>> START

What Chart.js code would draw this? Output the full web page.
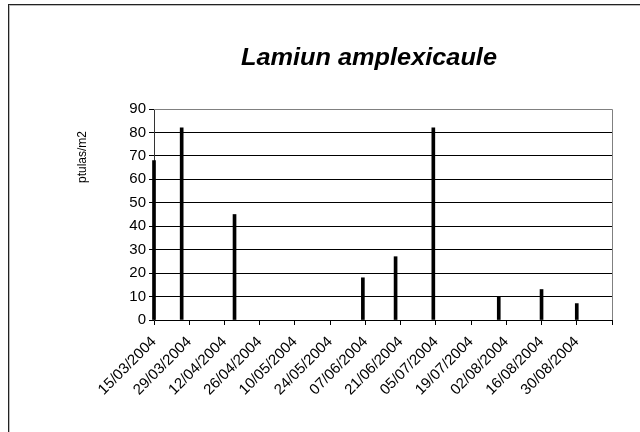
<!DOCTYPE html>
<html>
<head>
<meta charset="utf-8">
<script src="https://cdn.jsdelivr.net/npm/chart.js@4/dist/chart.umd.min.js"></script>
<style>
  html, body { margin: 0; padding: 0; background: #fff; }
  #wrap { position: relative; width: 640px; height: 432px; overflow: hidden; }
  #frame { position: absolute; left: 8px; top: 4px; width: 700px; height: 500px; border: 1px solid #222; box-shadow: inset 1px 1px 0 #bbb; }
  canvas { position: absolute; left: 0; top: 0; }
</style>
</head>
<body>
<div id="wrap">
  <div id="frame"></div>
  <canvas id="chart" width="640" height="432"></canvas>
</div>
<script>
// sampling dates and seedling counts (plántulas/m2)
const sampleDates = ["15/03/2004", "26/03/2004", "16/04/2004", "06/06/2004", "19/06/2004",
                     "04/07/2004", "30/07/2004", "16/08/2004", "30/08/2004"]
const seedlings   = [68, 82, 45, 18, 27, 82, 10, 13, 7]

// date axis: every 14 days from 15/03 to 13/09 (last tick unlabeled)
const axisStart  = "15/03/2004"
const axisEnd    = "13/09/2004"
const tickLabels = ["15/03/2004", "29/03/2004", "12/04/2004", "26/04/2004", "10/05/2004",
                    "24/05/2004", "07/06/2004", "21/06/2004", "05/07/2004", "19/07/2004",
                    "02/08/2004", "16/08/2004", "30/08/2004"]

const chartTitle = "Lamiun amplexicaule"
const yTitle     = "ptulas/m2"

const FONT = "'Liberation Sans', Arial, sans-serif"

const toDay = (s) => {
  const [d, m, y] = s.split("/").map(Number)
  const [d0, m0, y0] = axisStart.split("/").map(Number)
  return Math.round((Date.UTC(y, m - 1, d) - Date.UTC(y0, m0 - 1, d0)) / 86_400_000)
}

const points = sampleDates.map((d, i) => ({ x: toDay(d), y: seedlings[i] }))

// grey top/right plot border, plus title and y-axis title at the Excel-like spots
const framePlugin = {
  id: "framePlugin",
  afterDraw(chart) {
    const { ctx, chartArea: a } = chart
    ctx.save()
    ctx.strokeStyle = "#808080"
    ctx.lineWidth = 1
    ctx.beginPath()
    ctx.moveTo(a.left, a.top + 0.5)
    ctx.lineTo(a.right + 0.5, a.top + 0.5)
    ctx.lineTo(a.right + 0.5, a.bottom)
    ctx.stroke()

    ctx.fillStyle = "#000"
    ctx.textAlign = "center"
    ctx.save()
    ctx.translate(369, 65)
    ctx.scale(1.1, 1)
    ctx.font = "italic bold 23px " + FONT
    ctx.textBaseline = "alphabetic"
    ctx.fillText(chartTitle, 0, 0)
    ctx.restore()

    ctx.translate(83, 157)
    ctx.rotate(-Math.PI / 2)
    ctx.font = "12px " + FONT
    ctx.textBaseline = "middle"
    ctx.fillText(yTitle, 0, 0)
    ctx.restore()
  },
}

new Chart(document.getElementById("chart"), {
  type: "bar",
  data: {
    datasets: [{
      data: points,
      backgroundColor: "#000",
      barThickness: 3,
      clip: false,
    }],
  },
  options: {
    responsive: false,
    animation: false,
    layout: { padding: { top: 109, right: 28, left: 0, bottom: 0 } },
    plugins: { legend: { display: false }, tooltip: { enabled: false } },
    scales: {
      x: {
        type: "linear",
        offset: false,
        min: 0,
        max: toDay(axisEnd),
        afterFit: (s) => { s.height = 112 },
        border: { color: "#000", width: 1 },
        grid: { offset: false, drawOnChartArea: false, tickLength: 5, color: "#000" },
        ticks: {
          stepSize: 14,
          autoSkip: false,
          maxRotation: 45,
          minRotation: 45,
          padding: 8,
          color: "#000",
          font: { family: FONT, size: 15 },
          callback: (v, i) => tickLabels[i] ?? "",
        },
      },
      y: {
        min: 0,
        max: 90,
        afterFit: (s) => { s.width = 154 },
        border: { color: "#333", width: 1 },
        grid: { color: "#000", tickLength: 5 },
        ticks: {
          stepSize: 10,
          padding: 3,
          color: "#000",
          font: { family: FONT, size: 15 },
        },
      },
    },
  },
  plugins: [framePlugin],
})
</script>
</body>
</html>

>> END

> [Your goal]: Restate the listing above word for word, and skip the pictures.

> [Complete output]:
What Chart.js code would draw this? Output the full web page.
<!DOCTYPE html>
<html>
<head>
<meta charset="utf-8">
<script src="https://cdn.jsdelivr.net/npm/chart.js@4/dist/chart.umd.min.js"></script>
<style>
  html, body { margin: 0; padding: 0; background: #fff; }
  #wrap { position: relative; width: 640px; height: 432px; overflow: hidden; }
  #frame { position: absolute; left: 8px; top: 4px; width: 700px; height: 500px; border: 1px solid #222; box-shadow: inset 1px 1px 0 #bbb; }
  canvas { position: absolute; left: 0; top: 0; }
</style>
</head>
<body>
<div id="wrap">
  <div id="frame"></div>
  <canvas id="chart" width="640" height="432"></canvas>
</div>
<script>
// sampling dates and seedling counts (plántulas/m2)
const sampleDates = ["15/03/2004", "26/03/2004", "16/04/2004", "06/06/2004", "19/06/2004",
                     "04/07/2004", "30/07/2004", "16/08/2004", "30/08/2004"]
const seedlings   = [68, 82, 45, 18, 27, 82, 10, 13, 7]

// date axis: every 14 days from 15/03 to 13/09 (last tick unlabeled)
const axisStart  = "15/03/2004"
const axisEnd    = "13/09/2004"
const tickLabels = ["15/03/2004", "29/03/2004", "12/04/2004", "26/04/2004", "10/05/2004",
                    "24/05/2004", "07/06/2004", "21/06/2004", "05/07/2004", "19/07/2004",
                    "02/08/2004", "16/08/2004", "30/08/2004"]

const chartTitle = "Lamiun amplexicaule"
const yTitle     = "ptulas/m2"

const FONT = "'Liberation Sans', Arial, sans-serif"

const toDay = (s) => {
  const [d, m, y] = s.split("/").map(Number)
  const [d0, m0, y0] = axisStart.split("/").map(Number)
  return Math.round((Date.UTC(y, m - 1, d) - Date.UTC(y0, m0 - 1, d0)) / 86_400_000)
}

const points = sampleDates.map((d, i) => ({ x: toDay(d), y: seedlings[i] }))

// grey top/right plot border, plus title and y-axis title at the Excel-like spots
const framePlugin = {
  id: "framePlugin",
  afterDraw(chart) {
    const { ctx, chartArea: a } = chart
    ctx.save()
    ctx.strokeStyle = "#808080"
    ctx.lineWidth = 1
    ctx.beginPath()
    ctx.moveTo(a.left, a.top + 0.5)
    ctx.lineTo(a.right + 0.5, a.top + 0.5)
    ctx.lineTo(a.right + 0.5, a.bottom)
    ctx.stroke()

    ctx.fillStyle = "#000"
    ctx.textAlign = "center"
    ctx.save()
    ctx.translate(369, 65)
    ctx.scale(1.1, 1)
    ctx.font = "italic bold 23px " + FONT
    ctx.textBaseline = "alphabetic"
    ctx.fillText(chartTitle, 0, 0)
    ctx.restore()

    ctx.translate(83, 157)
    ctx.rotate(-Math.PI / 2)
    ctx.font = "12px " + FONT
    ctx.textBaseline = "middle"
    ctx.fillText(yTitle, 0, 0)
    ctx.restore()
  },
}

new Chart(document.getElementById("chart"), {
  type: "bar",
  data: {
    datasets: [{
      data: points,
      backgroundColor: "#000",
      barThickness: 3,
      clip: false,
    }],
  },
  options: {
    responsive: false,
    animation: false,
    layout: { padding: { top: 109, right: 28, left: 0, bottom: 0 } },
    plugins: { legend: { display: false }, tooltip: { enabled: false } },
    scales: {
      x: {
        type: "linear",
        offset: false,
        min: 0,
        max: toDay(axisEnd),
        afterFit: (s) => { s.height = 112 },
        border: { color: "#000", width: 1 },
        grid: { offset: false, drawOnChartArea: false, tickLength: 5, color: "#000" },
        ticks: {
          stepSize: 14,
          autoSkip: false,
          maxRotation: 45,
          minRotation: 45,
          padding: 8,
          color: "#000",
          font: { family: FONT, size: 15 },
          callback: (v, i) => tickLabels[i] ?? "",
        },
      },
      y: {
        min: 0,
        max: 90,
        afterFit: (s) => { s.width = 154 },
        border: { color: "#333", width: 1 },
        grid: { color: "#000", tickLength: 5 },
        ticks: {
          stepSize: 10,
          padding: 3,
          color: "#000",
          font: { family: FONT, size: 15 },
        },
      },
    },
  },
  plugins: [framePlugin],
})
</script>
</body>
</html>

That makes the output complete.